The Bill indeed would seem to make it unlawful for all residents of the United States or Alaska to be carried on Canadian vessels for part of their journey to or from Alaska, either on a single voyage or on a round trip. This might even apply to a resident of the United States who wished to travel from the United States to a destination in the Canadian Yukon or northern British Columbia, which he could only reach through an Alaskan port.

Canadian trans-Pacific services to the Orient and Australasia which call at Honolulu would apparently be similarly debarred from carrying between Vancouver and Honolulu any passengers coming from or destined to any place in the United States.

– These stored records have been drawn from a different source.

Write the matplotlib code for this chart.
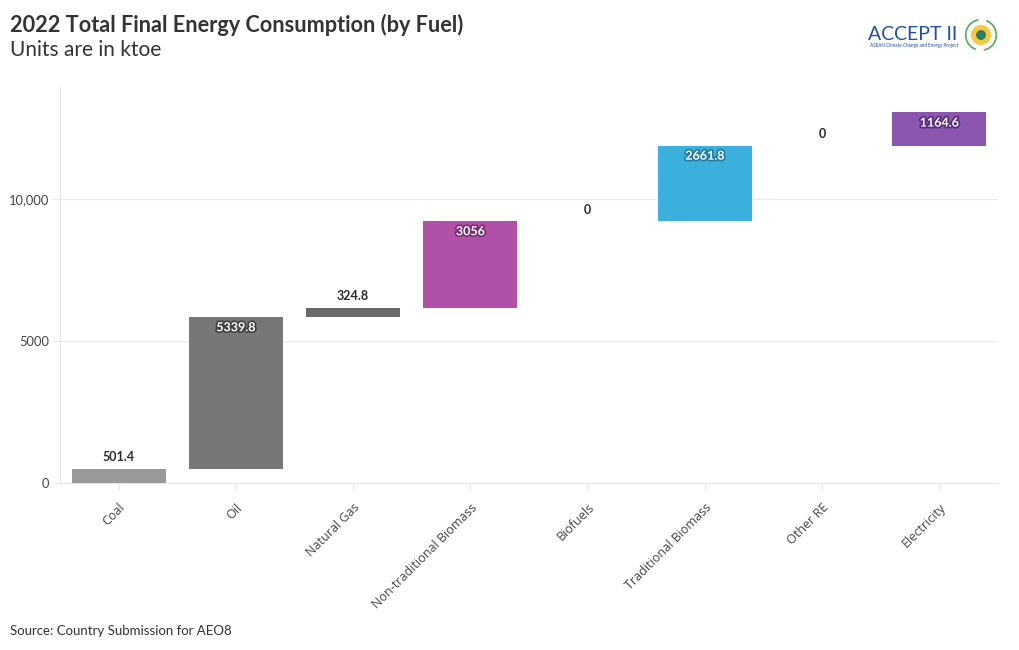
import matplotlib
matplotlib.use("Agg")
import matplotlib.pyplot as plt
import matplotlib.patheffects as pe
from matplotlib.patches import Circle, Arc
import numpy as np

categories = ["Coal", "Oil", "Natural Gas", "Non-traditional Biomass", "Biofuels",
              "Traditional Biomass", "Other RE", "Electricity"]
values = [501.4, 5339.8, 324.8, 3056, 0, 2661.8, 0, 1164.6]
value_labels = ["501.4", "5339.8", "324.8", "3056", "0", "2661.8", "0", "1164.6"]
colors = ["#999999", "#777777", "#6a6a6a", "#b150a7", "#b150a7", "#3cb0dc", "#3cb0dc", "#8c55b0"]
outline = ["#555555", "#444444", "#444444", "#7a2c73", "#7a2c73", "#1f7ea6", "#1f7ea6", "#5a2d7a"]
label_inside = [False, True, False, True, False, True, False, True]
yticks = [0, 5000, 10000]
ytick_labels = ["0", "5000", "10,000"]

plt.rcParams['font.family'] = ['Lato', 'DejaVu Sans']

fig = plt.figure(figsize=(10.2, 6.5), dpi=100)
ax = fig.add_axes([60/1020, 1-483/650, 938/1020, (483-87)/650])

x = np.arange(len(categories))
bottoms = np.concatenate([[0], np.cumsum(values)[:-1]])
tops = bottoms + np.array(values)
ax.bar(x, values, bottom=bottoms, width=0.8, color=colors, zorder=3)

for i in range(len(categories)):
    if label_inside[i]:
        ax.annotate(value_labels[i], (x[i], tops[i]), xytext=(0, -3), textcoords="offset points",
                    ha="center", va="top", fontsize=9, fontweight="bold", color="white", zorder=5,
                    path_effects=[pe.withStroke(linewidth=2.5, foreground=outline[i])])
    else:
        ax.annotate(value_labels[i], (x[i], tops[i]), xytext=(0, 4), textcoords="offset points",
                    ha="center", va="bottom", fontsize=9, fontweight="bold", color="#2a2a2a", zorder=5)

ax.set_xlim(-0.5, len(categories) - 0.5)
ax.set_ylim(0, 13944)
ax.set_yticks(yticks)
ax.set_yticklabels(ytick_labels, fontsize=9.3, color="#444444")
ax.set_xticks(x)
ax.set_xticklabels(categories, rotation=45, ha="right", rotation_mode="anchor",
                   fontsize=9, color="#444444", family=["Open Sans", "DejaVu Sans"])
ax.tick_params(axis="y", length=5, color="#e6e6e6", pad=2.5)
ax.tick_params(axis="x", length=5, color="#e6e6e6", pad=8)
ax.grid(axis="y", color="#ebebeb", linewidth=0.8, zorder=0)
for s in ["top", "right"]:
    ax.spines[s].set_visible(False)
ax.spines["bottom"].set_color("#e6e6e6")
ax.spines["left"].set_color("#e6e6e6")
ax.spines["bottom"].set_linewidth(0.8)
ax.spines["left"].set_linewidth(0.8)

fig.text(10/1020, 1-25/650, "2022 Total Final Energy Consumption (by Fuel)", fontsize=15.6,
         fontweight="bold", color="#333333", va="center", ha="left")
fig.text(10/1020, 1-50/650, "Units are in ktoe", fontsize=15, color="#333333", va="center", ha="left")
fig.text(10/1020, 1-631/650, "Source: Country Submission for AEO8", fontsize=9.5, color="#333333",
         va="center", ha="left")

# logo
fig.text(868/1020, 1-34/650, "ACCEPT II", fontsize=14, color="#1f4fa0", va="center", ha="left")
fig.text(870/1020, 1-46/650, "ASEAN Climate Change and Energy Project", fontsize=3.3, color="#1f4fa0",
         va="center", ha="left")
lax = fig.add_axes([964/1020, 1-52/650, 34/1020, 34/650])
lax.set_xlim(-1, 1); lax.set_ylim(-1, 1); lax.set_aspect("equal"); lax.axis("off")
lax.add_patch(Arc((0, 0), 1.8, 1.8, theta1=100, theta2=250, ec="#4caf50", lw=1.2))
lax.add_patch(Arc((0, 0), 1.8, 1.8, theta1=280, theta2=70, ec="#4caf50", lw=1.2))
lax.add_patch(Circle((0, 0), 0.55, color="#f6c945"))
lax.add_patch(Circle((0, 0), 0.25, color="#2e7d5b"))

fig.savefig("out.png", dpi=100)
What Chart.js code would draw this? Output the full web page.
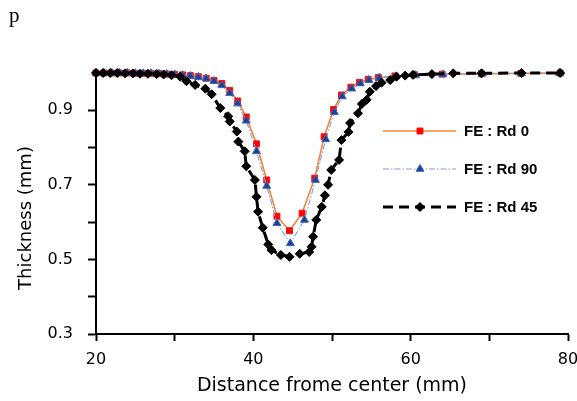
<!DOCTYPE html>
<html><head><meta charset="utf-8">
<script src="https://cdn.jsdelivr.net/npm/chart.js@4"></script>
<style>html,body{margin:0;padding:0;background:#fff;overflow:hidden}</style>
</head><body>
<canvas id="c" width="577" height="401" style="display:block;width:577px;height:401px"></canvas>
<script>
// ---- data ----
const seriesNames = ['FE : Rd 0', 'FE : Rd 90', 'FE : Rd 45'];
const xTickLabels = [20, 40, 60, 80];
const yTickLabels = [0.3, 0.5, 0.7, 0.9];

const rd0X = [20,21,22,23,24,25,26,27,28,29,30,31,32,33,34,35,36,37,38,39.1,40.4,41.7,43.0,44.6,46.2,47.8,49.0,50.2,51.2,52.4,53.5,54.6,55.9,58.0,60.5,64.0,69.0,74.0,79.0];
const rd0Y = [1.0,1.0,1.0,1.0,1.0,0.999,0.999,0.999,0.998,0.997,0.996,0.995,0.993,0.990,0.986,0.980,0.972,0.953,0.925,0.882,0.810,0.713,0.616,0.577,0.624,0.718,0.829,0.902,0.941,0.962,0.975,0.983,0.988,0.992,0.995,0.997,0.998,0.999,1.0];

const rd90X = [20,21,22,23,24,25,26,27,28,29,30,31,32,33,34,35,36,37,38,39.1,40.4,41.7,43.0,44.7,46.5,47.9,49.2,50.3,51.3,52.5,53.6,54.7,56.0,58.1,60.6,64.1,69.1,74.1,78.9];
const rd90Y = [1.0,1.0,1.0,1.0,1.0,0.999,0.999,0.999,0.998,0.997,0.996,0.994,0.992,0.989,0.985,0.978,0.967,0.946,0.918,0.872,0.790,0.697,0.597,0.543,0.606,0.713,0.822,0.895,0.937,0.958,0.972,0.981,0.987,0.991,0.994,0.996,0.998,0.999,1.0];

const rd45X = [20,20.9,21.8,22.7,23.7,24.7,25.6,26.6,27.7,28.6,29.6,30.7,31.5,32.6,33.9,34.7,35.8,36.8,37.0,37.9,38.1,38.9,39.1,40.2,40.4,40.6,41.2,41.9,42.3,43.5,44.6,45.9,47.1,47.4,47.6,48.0,48.7,49.1,49.5,49.9,50.9,51.2,52.1,52.3,53.3,53.8,54.4,54.8,55.6,56.3,57.4,58.2,59.3,60.3,62.7,65.4,69.0,74.1,79.0];
const rd45Y = [1.0,1.0,1.0,1.0,0.999,0.999,0.998,0.998,0.997,0.996,0.994,0.990,0.978,0.968,0.958,0.943,0.906,0.884,0.870,0.843,0.816,0.790,0.750,0.713,0.668,0.628,0.585,0.540,0.525,0.512,0.507,0.515,0.520,0.534,0.561,0.606,0.641,0.672,0.700,0.740,0.767,0.820,0.842,0.866,0.892,0.917,0.928,0.950,0.965,0.974,0.981,0.990,0.993,0.995,0.997,0.999,0.999,1.0,1.0];

const pts = (xs, ys) => xs.map((x, i) => ({x, y: ys[i]}));

const styles = [
  {line:'#F0843C', width:1.6, dash:[], point:'rect', radius:4.2, fill:'#FF0000', border:'#FF1010'},
  {line:'#7FA0DC', width:1.1, dash:[6,2,1.5,2], point:'triangle', radius:4.6, fill:'#1F3F8F', border:'#3D66B8'},
  {line:'#000000', width:3, dash:[10,6], point:'rectRot', radius:4.5, fill:'#000000', border:'#000000'}
];
const dataSets = [pts(rd0X, rd0Y), pts(rd90X, rd90Y), pts(rd45X, rd45Y)];

const datasets = dataSets.map((d, i) => ({
  label: seriesNames[i],
  data: d,
  showLine: true,
  borderColor: styles[i].line,
  borderWidth: styles[i].width,
  borderDash: styles[i].dash,
  pointStyle: styles[i].point,
  pointRadius: styles[i].radius,
  pointBackgroundColor: styles[i].fill,
  pointBorderColor: styles[i].border,
  pointBorderWidth: 1,
  tension: 0,
  clip: false,
  order: 3 - i
}));

function marker(ctx, s, x, y) {
  ctx.save();
  ctx.fillStyle = s.fill; ctx.strokeStyle = s.border; ctx.lineWidth = 1; ctx.setLineDash([]);
  ctx.beginPath();
  const r = s.radius;
  if (s.point === 'rect') {
    const h = r * Math.SQRT1_2;
    ctx.rect(x - h, y - h, 2*h, 2*h);
  } else if (s.point === 'triangle') {
    ctx.moveTo(x, y - r);
    ctx.lineTo(x + r*0.866, y + r*0.5);
    ctx.lineTo(x - r*0.866, y + r*0.5);
    ctx.closePath();
  } else {
    ctx.moveTo(x, y - r); ctx.lineTo(x + r, y); ctx.lineTo(x, y + r); ctx.lineTo(x - r, y); ctx.closePath();
  }
  ctx.fill(); ctx.stroke();
  ctx.restore();
}

const extras = {
  id: 'extras',
  afterDraw(chart) {
    const ctx = chart.ctx;
    ctx.save();
    ctx.fillStyle = '#000';
    ctx.font = '21px "Liberation Serif"';
    ctx.textAlign = 'left'; ctx.textBaseline = 'alphabetic';
    ctx.fillText('p', 9, 22);
    ctx.save();
    ctx.translate(26, 218); ctx.rotate(-Math.PI/2);
    ctx.font = '18px "DejaVu Sans"'; ctx.textAlign = 'center'; ctx.textBaseline = 'middle';
    ctx.fillText('Thickness (mm)', 0, 0);
    ctx.restore();
    // legend
    const rows = [131, 169, 207];
    rows.forEach((ry, i) => {
      const s = styles[i];
      ctx.save();
      ctx.strokeStyle = s.line; ctx.lineWidth = s.width; ctx.setLineDash(s.dash);
      ctx.beginPath(); ctx.moveTo(383, ry); ctx.lineTo(456, ry); ctx.stroke();
      ctx.restore();
      marker(ctx, s, 420, ry);
      ctx.fillStyle = '#000';
      ctx.font = 'bold 15px "Liberation Sans"';
      ctx.textAlign = 'left'; ctx.textBaseline = 'middle';
      ctx.fillText(seriesNames[i], 464, ry + 1);
    });
    ctx.restore();
  }
};

const near = (a, b) => Math.abs(a - b) < 1e-6;

new Chart(document.getElementById('c'), {
  type: 'scatter',
  data: { datasets },
  options: {
    responsive: false,
    animation: false,
    devicePixelRatio: 1,
    layout: { padding: { top: 73, right: 9, left: 0, bottom: 0 } },
    plugins: { legend: { display: false }, tooltip: { enabled: false } },
    scales: {
      x: {
        type: 'linear', min: 20, max: 80,
        border: { display: true, color: '#000', width: 2 },
        grid: { display: true, drawOnChartArea: false, drawTicks: true, tickLength: 7, tickColor: '#000', tickWidth: 2 },
        ticks: {
          stepSize: 10, autoSkip: false, maxRotation: 0, padding: 9, color: '#000',
          font: { family: '"DejaVu Sans"', size: 16 },
          callback: v => xTickLabels.some(t => near(t, v)) ? String(Math.round(v)) : ''
        },
        title: { display: true, text: 'Distance frome center (mm)', color: '#000',
          font: { family: '"DejaVu Sans"', size: 19 }, padding: { top: 0, bottom: 4 } },
        afterFit: s => { s.height = 67; s.paddingLeft = 0; s.paddingRight = 0; }
      },
      y: {
        type: 'linear', min: 0.3, max: 1.0,
        border: { display: true, color: '#000', width: 2 },
        grid: { display: true, drawOnChartArea: false, drawTicks: true, tickLength: 8, tickWidth: 2,
          tickColor: c => (c.tick && near(c.tick.value, 1.0)) ? 'rgba(0,0,0,0)' : '#000' },
        ticks: {
          stepSize: 0.1, autoSkip: false, padding: 15, color: '#000',
          font: { family: '"DejaVu Sans"', size: 16 },
          callback: v => yTickLabels.some(t => near(t, v)) ? v.toFixed(1) : ''
        },
        afterFit: s => { s.width = 96; s.paddingTop = 0; s.paddingBottom = 0; }
      }
    }
  },
  plugins: [extras]
});
</script>
</body></html>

It has been thought desirable to indicate in some detail in this Memorandum the effect of the adoption of this measure on Canadian shipping services. In general it may be said that legislation so widely extending the principle of coastwise shipping laws is not only contrary to long accepted practice, but must also tend to intensify and increase restrictions imposed on shipping generally, to the serious detriment of travel facilities between nations. The legislation would broaden the scope of the coastwise shipping laws of the United States so greatly as to make them apply in certain important respects to Canadian ports as well. The Bill would embrace regular services long maintained by Canadian lines, with which it is apparently not intended to interfere; and these services, convenient and necessary as they are to the regular commerce of both countries, would be hampered and restricted, if not actually eliminated, should the Bill be passed without extensive amendments.